## Data shown:
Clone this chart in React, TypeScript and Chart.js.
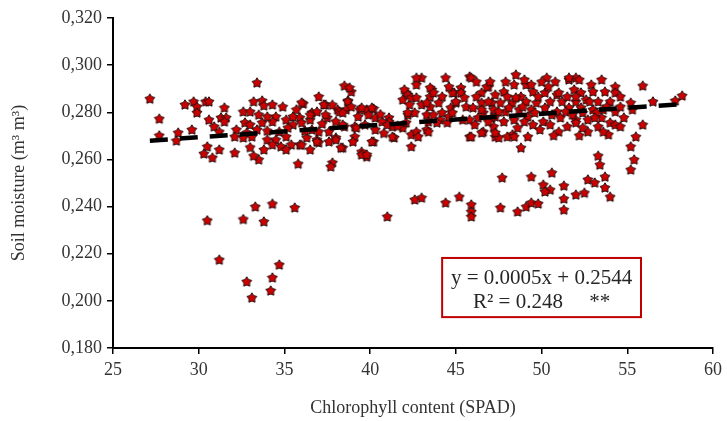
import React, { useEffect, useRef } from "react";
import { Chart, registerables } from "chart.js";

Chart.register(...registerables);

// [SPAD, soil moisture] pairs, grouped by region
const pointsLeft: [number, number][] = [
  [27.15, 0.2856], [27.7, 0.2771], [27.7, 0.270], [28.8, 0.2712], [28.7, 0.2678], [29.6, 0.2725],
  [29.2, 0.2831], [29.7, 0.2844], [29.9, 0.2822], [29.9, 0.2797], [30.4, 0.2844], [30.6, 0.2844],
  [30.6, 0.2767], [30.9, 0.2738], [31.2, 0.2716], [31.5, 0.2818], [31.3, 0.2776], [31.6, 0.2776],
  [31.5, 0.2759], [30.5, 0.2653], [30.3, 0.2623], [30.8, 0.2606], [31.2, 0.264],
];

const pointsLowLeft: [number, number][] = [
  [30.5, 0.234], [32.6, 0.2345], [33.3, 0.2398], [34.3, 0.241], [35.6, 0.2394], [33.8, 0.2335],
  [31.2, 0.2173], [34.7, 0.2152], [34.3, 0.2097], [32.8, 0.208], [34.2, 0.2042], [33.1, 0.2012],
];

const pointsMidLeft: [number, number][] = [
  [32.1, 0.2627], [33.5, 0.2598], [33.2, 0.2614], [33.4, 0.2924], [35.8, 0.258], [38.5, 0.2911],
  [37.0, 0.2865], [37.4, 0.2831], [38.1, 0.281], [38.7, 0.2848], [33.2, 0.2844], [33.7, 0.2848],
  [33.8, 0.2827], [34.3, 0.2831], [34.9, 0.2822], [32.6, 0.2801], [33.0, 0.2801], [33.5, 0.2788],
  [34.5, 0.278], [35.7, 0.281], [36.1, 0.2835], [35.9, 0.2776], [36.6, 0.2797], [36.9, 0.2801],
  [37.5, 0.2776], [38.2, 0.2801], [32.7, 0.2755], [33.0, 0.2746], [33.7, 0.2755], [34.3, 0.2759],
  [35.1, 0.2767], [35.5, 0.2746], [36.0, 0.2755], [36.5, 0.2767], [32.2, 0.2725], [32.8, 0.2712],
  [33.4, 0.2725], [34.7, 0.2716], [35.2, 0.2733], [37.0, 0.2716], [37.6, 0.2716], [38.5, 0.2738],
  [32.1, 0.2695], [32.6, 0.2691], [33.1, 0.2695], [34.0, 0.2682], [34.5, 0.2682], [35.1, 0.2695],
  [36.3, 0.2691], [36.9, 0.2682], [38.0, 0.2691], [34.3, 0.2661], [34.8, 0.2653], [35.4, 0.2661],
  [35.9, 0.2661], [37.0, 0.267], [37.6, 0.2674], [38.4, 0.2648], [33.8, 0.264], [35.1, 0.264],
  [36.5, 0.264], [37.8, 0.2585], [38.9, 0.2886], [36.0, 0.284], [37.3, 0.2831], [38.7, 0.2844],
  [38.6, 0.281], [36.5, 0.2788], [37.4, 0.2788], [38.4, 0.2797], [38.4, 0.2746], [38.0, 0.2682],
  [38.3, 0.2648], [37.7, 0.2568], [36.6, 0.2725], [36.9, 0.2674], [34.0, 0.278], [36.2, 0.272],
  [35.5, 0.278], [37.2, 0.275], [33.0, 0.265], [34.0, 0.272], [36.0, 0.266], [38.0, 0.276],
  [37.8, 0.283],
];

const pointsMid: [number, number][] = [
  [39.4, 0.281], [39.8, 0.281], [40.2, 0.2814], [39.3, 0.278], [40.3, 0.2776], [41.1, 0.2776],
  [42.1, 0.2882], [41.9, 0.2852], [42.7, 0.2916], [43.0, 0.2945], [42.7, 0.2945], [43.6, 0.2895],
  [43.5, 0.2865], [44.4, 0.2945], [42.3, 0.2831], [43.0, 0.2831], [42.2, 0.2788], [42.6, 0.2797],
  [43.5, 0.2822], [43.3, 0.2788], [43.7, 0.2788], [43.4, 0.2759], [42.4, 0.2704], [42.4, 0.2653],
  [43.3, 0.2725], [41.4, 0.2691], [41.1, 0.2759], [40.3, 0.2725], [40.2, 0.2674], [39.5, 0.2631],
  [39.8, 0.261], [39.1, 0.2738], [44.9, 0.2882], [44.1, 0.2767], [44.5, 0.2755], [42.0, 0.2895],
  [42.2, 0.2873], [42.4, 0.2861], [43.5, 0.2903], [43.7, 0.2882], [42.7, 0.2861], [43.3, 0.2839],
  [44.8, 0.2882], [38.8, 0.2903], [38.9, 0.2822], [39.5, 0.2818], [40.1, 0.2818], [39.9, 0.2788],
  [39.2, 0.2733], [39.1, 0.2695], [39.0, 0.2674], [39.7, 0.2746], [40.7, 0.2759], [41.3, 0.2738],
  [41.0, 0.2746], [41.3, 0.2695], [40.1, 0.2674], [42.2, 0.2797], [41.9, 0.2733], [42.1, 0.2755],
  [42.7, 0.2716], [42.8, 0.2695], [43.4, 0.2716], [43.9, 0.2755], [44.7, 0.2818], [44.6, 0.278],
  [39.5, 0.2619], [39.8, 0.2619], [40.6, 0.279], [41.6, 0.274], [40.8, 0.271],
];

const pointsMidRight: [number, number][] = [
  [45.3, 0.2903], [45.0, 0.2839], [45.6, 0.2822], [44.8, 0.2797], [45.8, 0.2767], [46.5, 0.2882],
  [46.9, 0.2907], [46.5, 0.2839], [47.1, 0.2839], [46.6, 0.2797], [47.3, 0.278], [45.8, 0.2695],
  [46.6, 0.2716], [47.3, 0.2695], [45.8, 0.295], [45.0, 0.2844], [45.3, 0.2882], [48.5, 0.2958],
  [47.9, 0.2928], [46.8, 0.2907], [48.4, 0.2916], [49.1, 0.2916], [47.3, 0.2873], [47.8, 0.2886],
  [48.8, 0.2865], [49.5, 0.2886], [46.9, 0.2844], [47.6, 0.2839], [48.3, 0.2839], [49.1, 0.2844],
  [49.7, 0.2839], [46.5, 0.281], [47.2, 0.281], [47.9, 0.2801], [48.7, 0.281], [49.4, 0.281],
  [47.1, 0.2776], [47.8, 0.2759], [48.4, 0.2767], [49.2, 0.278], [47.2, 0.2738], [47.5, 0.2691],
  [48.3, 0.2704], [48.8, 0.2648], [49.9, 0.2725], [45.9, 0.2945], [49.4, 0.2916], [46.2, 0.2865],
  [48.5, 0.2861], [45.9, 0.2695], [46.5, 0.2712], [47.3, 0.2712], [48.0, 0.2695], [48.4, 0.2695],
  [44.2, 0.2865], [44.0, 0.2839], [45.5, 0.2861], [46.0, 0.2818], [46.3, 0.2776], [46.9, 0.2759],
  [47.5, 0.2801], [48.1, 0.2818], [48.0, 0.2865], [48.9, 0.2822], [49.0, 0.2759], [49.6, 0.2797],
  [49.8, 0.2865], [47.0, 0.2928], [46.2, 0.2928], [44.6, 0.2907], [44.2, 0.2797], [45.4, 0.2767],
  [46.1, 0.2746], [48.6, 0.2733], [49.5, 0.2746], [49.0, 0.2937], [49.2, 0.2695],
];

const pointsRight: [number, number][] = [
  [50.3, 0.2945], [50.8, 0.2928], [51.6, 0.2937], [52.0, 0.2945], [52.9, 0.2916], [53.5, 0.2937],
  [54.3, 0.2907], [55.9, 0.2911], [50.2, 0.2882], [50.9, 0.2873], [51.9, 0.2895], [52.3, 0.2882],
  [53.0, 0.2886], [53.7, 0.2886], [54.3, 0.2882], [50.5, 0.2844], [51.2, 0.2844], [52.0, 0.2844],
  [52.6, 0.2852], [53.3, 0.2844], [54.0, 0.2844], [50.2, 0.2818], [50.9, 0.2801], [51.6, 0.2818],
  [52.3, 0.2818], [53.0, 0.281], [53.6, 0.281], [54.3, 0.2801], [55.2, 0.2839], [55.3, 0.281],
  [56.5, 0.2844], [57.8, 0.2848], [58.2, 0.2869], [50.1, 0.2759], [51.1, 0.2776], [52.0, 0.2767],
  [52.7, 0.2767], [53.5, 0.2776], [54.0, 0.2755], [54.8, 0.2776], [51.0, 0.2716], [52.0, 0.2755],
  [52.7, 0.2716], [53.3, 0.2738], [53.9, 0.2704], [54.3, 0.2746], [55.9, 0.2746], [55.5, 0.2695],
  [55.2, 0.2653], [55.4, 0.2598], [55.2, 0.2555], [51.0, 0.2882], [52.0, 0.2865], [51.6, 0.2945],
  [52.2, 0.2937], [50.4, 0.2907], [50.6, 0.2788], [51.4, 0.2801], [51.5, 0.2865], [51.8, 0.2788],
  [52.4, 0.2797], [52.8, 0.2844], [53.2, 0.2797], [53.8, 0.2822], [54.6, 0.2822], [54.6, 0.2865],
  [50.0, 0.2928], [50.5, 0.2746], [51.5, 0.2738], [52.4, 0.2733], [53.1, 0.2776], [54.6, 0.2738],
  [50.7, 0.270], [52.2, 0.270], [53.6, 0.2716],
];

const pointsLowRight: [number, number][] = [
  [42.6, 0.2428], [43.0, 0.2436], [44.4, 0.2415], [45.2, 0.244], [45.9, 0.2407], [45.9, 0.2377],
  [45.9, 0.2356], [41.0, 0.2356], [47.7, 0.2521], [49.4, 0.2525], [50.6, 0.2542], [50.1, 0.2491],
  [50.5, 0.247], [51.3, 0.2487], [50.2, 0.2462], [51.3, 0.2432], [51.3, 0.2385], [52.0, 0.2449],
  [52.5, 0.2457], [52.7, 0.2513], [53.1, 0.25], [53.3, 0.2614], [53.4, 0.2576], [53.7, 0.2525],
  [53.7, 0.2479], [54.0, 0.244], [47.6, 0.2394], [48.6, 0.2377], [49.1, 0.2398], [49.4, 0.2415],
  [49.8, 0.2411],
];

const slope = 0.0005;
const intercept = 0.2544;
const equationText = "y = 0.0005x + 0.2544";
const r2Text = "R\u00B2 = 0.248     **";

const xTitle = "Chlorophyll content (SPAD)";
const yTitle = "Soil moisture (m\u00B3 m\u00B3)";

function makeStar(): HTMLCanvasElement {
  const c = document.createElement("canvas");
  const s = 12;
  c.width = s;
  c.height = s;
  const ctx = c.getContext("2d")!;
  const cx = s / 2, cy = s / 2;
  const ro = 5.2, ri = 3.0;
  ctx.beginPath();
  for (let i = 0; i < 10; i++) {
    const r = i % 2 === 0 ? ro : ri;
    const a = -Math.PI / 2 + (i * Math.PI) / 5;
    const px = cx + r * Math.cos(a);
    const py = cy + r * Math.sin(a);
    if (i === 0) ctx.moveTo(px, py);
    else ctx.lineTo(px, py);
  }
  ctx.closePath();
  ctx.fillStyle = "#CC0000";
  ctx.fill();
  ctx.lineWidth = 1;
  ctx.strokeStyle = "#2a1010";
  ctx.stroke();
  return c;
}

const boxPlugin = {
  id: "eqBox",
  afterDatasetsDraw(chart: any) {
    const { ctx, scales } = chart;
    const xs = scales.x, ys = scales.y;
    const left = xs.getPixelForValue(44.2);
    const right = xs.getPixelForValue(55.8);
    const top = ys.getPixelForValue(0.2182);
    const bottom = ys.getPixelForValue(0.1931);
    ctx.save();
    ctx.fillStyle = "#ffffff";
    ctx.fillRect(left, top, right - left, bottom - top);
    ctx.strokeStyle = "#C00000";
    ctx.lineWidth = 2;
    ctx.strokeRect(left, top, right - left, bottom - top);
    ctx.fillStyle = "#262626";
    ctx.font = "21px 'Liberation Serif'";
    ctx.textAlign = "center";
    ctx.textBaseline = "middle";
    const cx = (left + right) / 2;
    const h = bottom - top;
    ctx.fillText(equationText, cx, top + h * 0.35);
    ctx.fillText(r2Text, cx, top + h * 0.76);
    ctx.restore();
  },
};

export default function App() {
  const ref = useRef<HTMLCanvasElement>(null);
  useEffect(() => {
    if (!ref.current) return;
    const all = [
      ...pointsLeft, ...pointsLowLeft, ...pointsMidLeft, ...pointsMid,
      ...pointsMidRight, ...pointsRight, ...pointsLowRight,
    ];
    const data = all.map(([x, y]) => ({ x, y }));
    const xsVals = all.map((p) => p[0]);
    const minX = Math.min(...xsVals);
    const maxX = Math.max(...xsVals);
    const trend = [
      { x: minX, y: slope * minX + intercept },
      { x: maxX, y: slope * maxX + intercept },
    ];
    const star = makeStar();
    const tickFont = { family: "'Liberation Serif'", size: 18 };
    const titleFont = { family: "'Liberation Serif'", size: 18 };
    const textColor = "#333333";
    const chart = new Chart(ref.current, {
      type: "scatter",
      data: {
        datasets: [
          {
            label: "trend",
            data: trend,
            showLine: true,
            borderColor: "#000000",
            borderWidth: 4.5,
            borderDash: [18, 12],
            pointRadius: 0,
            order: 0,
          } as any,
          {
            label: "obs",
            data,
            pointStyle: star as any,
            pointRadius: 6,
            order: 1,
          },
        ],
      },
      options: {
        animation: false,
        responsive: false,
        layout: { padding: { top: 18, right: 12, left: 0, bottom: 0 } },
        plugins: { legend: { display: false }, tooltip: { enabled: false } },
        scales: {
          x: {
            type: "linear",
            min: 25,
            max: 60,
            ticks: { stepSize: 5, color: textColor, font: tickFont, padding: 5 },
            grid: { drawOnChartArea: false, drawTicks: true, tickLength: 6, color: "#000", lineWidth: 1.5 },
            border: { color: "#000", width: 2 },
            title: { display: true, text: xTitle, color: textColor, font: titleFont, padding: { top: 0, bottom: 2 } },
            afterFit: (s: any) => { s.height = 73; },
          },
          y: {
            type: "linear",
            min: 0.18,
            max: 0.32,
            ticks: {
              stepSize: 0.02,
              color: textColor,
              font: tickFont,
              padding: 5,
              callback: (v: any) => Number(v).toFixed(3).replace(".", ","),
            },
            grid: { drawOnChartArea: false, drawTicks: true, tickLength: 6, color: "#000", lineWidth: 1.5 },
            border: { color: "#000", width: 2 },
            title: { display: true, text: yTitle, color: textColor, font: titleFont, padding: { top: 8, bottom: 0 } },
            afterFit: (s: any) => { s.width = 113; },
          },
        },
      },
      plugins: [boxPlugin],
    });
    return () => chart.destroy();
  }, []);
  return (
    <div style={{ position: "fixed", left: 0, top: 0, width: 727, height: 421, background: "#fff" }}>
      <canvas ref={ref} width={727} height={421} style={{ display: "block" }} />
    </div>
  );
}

## Aim:
Repeat the lines exactly as they stand, from the opening line of the data through the line with "Chart.register(...registerables);". Pictures stay out of the copy.

## Written reply:
Clone this chart in React, TypeScript and Chart.js.
import React, { useEffect, useRef } from "react";
import { Chart, registerables } from "chart.js";

Chart.register(...registerables);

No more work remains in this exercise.